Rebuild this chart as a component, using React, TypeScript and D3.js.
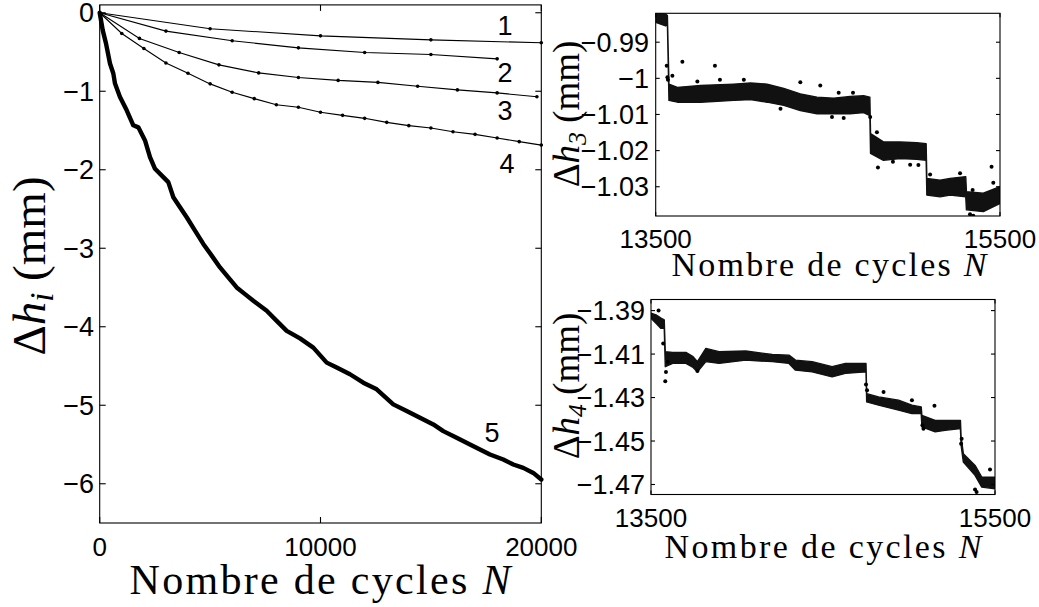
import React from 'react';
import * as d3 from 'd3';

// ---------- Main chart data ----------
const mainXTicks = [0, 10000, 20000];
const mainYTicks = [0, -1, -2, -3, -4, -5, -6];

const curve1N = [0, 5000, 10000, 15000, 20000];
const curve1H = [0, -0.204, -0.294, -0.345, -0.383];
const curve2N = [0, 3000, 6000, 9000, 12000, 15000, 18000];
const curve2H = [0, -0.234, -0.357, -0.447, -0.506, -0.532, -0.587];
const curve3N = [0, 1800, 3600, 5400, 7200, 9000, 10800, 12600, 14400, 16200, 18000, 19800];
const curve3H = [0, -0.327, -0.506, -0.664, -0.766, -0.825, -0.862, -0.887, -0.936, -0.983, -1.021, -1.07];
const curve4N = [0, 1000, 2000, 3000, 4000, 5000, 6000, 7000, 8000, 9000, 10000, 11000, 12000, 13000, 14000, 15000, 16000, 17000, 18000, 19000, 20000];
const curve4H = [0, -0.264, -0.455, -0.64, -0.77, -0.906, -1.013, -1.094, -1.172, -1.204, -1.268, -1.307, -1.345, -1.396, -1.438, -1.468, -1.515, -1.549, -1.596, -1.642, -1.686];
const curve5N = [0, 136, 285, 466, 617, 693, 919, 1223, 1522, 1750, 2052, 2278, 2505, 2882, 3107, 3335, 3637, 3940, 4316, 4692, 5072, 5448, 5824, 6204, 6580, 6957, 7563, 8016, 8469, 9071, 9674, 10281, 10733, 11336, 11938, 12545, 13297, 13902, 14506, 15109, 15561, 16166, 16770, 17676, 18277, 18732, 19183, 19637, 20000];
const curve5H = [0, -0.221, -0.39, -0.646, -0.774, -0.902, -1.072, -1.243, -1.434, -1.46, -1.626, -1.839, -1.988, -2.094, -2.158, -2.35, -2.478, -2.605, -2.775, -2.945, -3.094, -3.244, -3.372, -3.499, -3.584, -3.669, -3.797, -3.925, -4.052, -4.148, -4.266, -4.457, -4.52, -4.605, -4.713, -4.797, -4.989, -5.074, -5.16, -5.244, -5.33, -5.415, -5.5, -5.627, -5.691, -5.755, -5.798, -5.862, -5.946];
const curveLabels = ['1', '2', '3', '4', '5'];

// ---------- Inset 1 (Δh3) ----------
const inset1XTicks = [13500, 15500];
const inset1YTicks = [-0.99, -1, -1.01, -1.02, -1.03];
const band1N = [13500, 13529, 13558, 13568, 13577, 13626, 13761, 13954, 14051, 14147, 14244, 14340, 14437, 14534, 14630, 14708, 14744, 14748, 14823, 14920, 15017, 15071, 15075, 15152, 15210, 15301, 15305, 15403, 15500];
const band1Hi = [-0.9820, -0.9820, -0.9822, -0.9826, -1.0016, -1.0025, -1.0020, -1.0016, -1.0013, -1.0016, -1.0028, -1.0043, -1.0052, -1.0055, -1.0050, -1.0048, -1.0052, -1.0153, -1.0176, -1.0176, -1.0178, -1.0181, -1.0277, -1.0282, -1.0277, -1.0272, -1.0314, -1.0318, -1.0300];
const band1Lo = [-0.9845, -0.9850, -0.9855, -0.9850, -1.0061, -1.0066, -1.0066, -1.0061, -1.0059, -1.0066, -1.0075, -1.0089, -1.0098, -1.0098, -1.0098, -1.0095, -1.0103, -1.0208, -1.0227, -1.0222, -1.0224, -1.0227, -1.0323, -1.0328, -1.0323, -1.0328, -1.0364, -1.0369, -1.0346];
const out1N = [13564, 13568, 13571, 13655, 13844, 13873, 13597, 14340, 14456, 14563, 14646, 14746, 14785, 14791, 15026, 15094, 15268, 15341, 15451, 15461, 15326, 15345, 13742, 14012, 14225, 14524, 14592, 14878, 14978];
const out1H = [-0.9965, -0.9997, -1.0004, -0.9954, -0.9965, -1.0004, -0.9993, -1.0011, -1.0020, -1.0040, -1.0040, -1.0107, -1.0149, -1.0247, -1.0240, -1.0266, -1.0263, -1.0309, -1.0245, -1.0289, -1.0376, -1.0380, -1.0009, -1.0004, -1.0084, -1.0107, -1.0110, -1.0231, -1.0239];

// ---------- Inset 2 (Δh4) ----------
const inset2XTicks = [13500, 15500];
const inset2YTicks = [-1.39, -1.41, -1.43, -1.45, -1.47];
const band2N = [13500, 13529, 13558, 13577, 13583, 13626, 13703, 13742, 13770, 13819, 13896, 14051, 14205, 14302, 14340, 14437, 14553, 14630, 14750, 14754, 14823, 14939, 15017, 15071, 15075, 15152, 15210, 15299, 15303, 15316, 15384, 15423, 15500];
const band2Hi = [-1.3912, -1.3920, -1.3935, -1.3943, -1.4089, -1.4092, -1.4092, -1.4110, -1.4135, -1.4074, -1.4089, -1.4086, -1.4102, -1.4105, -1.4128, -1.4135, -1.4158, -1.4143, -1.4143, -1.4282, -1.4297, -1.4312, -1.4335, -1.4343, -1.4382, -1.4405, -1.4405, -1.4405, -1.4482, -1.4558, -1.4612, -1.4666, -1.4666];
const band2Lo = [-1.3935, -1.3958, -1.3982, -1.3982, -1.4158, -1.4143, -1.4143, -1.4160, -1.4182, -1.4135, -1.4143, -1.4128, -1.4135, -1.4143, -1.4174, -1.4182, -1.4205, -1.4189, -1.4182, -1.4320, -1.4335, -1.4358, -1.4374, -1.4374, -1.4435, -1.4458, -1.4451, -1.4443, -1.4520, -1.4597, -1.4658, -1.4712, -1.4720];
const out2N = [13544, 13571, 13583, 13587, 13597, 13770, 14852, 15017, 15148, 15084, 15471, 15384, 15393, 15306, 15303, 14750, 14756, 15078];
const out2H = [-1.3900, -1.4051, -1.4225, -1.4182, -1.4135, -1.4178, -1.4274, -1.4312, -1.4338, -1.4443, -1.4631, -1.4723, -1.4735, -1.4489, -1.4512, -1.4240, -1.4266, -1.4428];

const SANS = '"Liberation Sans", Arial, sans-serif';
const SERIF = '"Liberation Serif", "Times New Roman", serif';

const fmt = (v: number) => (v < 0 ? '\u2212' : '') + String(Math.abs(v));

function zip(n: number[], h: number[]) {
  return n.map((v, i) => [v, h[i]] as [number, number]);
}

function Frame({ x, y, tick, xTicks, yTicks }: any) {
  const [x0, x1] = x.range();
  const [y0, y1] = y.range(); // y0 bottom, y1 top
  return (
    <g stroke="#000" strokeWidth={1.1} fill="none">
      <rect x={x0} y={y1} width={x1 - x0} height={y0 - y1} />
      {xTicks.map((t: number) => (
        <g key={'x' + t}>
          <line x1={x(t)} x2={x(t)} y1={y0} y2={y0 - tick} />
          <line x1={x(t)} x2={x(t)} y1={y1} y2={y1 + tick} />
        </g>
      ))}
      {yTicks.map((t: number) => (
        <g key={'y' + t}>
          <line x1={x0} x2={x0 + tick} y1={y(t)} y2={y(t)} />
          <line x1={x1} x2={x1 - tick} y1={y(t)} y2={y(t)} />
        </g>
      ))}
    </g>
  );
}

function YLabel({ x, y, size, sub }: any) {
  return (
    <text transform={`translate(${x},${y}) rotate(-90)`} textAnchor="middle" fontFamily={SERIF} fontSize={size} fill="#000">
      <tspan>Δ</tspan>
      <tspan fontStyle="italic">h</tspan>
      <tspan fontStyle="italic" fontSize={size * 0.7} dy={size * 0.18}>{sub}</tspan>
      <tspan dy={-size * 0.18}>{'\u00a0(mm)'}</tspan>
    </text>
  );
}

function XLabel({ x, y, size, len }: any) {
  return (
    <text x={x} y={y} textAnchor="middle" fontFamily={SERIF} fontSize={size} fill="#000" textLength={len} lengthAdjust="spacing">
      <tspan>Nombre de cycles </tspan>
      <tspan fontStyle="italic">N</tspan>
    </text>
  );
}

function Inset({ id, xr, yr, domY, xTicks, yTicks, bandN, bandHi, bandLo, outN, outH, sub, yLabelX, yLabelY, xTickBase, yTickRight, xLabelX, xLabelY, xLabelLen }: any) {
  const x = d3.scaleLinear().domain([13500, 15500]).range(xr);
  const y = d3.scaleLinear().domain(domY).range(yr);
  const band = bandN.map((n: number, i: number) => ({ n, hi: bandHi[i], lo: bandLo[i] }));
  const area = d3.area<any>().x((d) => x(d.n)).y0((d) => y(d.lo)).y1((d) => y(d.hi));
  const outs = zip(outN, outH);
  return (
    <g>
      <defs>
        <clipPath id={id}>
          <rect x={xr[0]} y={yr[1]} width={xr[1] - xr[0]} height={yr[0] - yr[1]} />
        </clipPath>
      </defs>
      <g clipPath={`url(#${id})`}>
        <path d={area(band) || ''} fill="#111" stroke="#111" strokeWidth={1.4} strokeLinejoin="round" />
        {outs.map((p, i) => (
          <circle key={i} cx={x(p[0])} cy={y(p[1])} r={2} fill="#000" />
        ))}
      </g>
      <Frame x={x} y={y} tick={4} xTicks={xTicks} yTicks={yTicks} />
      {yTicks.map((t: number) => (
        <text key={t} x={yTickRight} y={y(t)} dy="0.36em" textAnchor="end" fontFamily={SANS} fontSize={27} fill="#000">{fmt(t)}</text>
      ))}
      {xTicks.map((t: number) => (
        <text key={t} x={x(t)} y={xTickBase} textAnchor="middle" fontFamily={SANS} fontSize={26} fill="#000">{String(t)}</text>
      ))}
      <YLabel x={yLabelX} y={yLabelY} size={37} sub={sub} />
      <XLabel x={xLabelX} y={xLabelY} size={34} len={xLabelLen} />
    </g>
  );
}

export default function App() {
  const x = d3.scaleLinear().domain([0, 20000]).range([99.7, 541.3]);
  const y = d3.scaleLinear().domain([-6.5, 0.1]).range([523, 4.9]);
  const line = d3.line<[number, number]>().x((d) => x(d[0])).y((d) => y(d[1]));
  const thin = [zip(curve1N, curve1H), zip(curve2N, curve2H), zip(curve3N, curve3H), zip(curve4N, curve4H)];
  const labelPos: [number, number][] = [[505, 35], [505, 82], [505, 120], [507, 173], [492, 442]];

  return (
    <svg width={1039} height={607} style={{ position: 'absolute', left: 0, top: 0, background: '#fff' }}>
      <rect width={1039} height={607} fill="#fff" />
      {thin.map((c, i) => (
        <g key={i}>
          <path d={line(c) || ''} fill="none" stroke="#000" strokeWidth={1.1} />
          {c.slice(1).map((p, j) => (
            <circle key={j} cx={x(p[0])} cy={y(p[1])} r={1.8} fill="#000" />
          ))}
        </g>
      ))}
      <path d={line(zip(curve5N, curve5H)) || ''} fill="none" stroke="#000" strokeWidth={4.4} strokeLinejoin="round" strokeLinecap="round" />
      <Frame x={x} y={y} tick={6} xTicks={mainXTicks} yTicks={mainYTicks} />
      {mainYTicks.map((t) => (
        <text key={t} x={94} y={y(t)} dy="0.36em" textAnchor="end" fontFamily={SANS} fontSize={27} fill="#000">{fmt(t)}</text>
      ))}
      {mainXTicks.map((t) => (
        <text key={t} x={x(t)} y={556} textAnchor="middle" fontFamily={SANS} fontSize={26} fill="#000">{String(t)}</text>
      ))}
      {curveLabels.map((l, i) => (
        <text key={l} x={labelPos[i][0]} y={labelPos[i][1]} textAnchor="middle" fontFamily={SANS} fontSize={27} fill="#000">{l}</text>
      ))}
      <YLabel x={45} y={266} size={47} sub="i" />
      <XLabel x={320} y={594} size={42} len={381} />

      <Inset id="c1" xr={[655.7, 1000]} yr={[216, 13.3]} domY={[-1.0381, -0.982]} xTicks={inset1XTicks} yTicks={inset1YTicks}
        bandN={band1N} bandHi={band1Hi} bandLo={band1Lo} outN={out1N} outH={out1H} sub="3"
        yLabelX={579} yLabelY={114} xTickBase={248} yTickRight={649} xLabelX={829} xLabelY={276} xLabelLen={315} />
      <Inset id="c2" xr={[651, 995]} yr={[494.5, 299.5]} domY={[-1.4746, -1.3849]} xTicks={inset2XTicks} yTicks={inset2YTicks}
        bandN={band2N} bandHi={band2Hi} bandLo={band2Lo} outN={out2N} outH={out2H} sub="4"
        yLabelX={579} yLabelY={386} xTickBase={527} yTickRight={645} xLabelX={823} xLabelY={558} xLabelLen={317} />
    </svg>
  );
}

- [Problem requirements]: Return the material line for line, from its beginning to the line that contains "const mainYTicks = [0, -1, -2, -3, -4, -5, -6];", with the pictures left out.

- [Completed task]:
Rebuild this chart as a component, using React, TypeScript and D3.js.
import React from 'react';
import * as d3 from 'd3';

// ---------- Main chart data ----------
const mainXTicks = [0, 10000, 20000];
const mainYTicks = [0, -1, -2, -3, -4, -5, -6];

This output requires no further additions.